Throughout the past decade, there has been increasing interest in eco-psychology, notably through the creation of an Ecopsychology Institute and the availability of ecopsychological resources on the web [more]. But it is interesting that the emphasis is to a significant degree on the personal implications: the skillful application of ecological insight to the practice of psychotherapy; the study of our emotional bond with the Earth; the search for an environmentally-based standard of mental health; and re-defining "sanity" as if the whole world mattered.
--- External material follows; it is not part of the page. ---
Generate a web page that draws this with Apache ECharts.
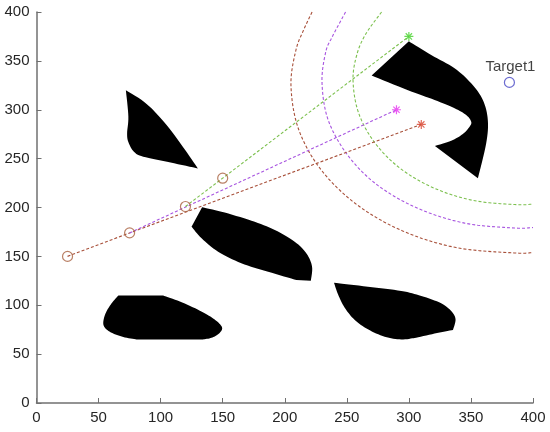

It is perhaps the latter focus that is closest to the preoccupation of this paper with the psychology of sustainability.

A related pattern of significance is associated with 'psychological sustainability', as in the case of Esalen's proposed approach to prosperity:

The word prosperous derives from the Latin pro plus the root of sperare, "to hope." Today, with the rest of the world, we face dangerous challenges and intriguing possibilities. At best, with the help of the larger Esalen community, we hope over the next several years to create a world model of physical and psychological sustainability, of vision without dogma, adding up to a new way of understanding an old but most important word: prosperity. [more]

The focus below is to follow Alice Jones with respect to the 'very personal nature of what is implied'. However the emphasis here is less on adopting personal behaviours consistent with sustainable environmental programmes and more on understanding how any ability to act in the environment in a sustainable manner is intimately dependent on the ability to act in a sustainable manner with respect to one's own internal psychological environment. Indeed it is argued that unless experiential understanding of one's psychological environment consciously embodies analogous cyclic patterns and processes, it is unlikely that social behaviours with respect to the environment will themselves be sustainable -- however strong the declarations of intent or the initial commitment to sustainable patterns of action.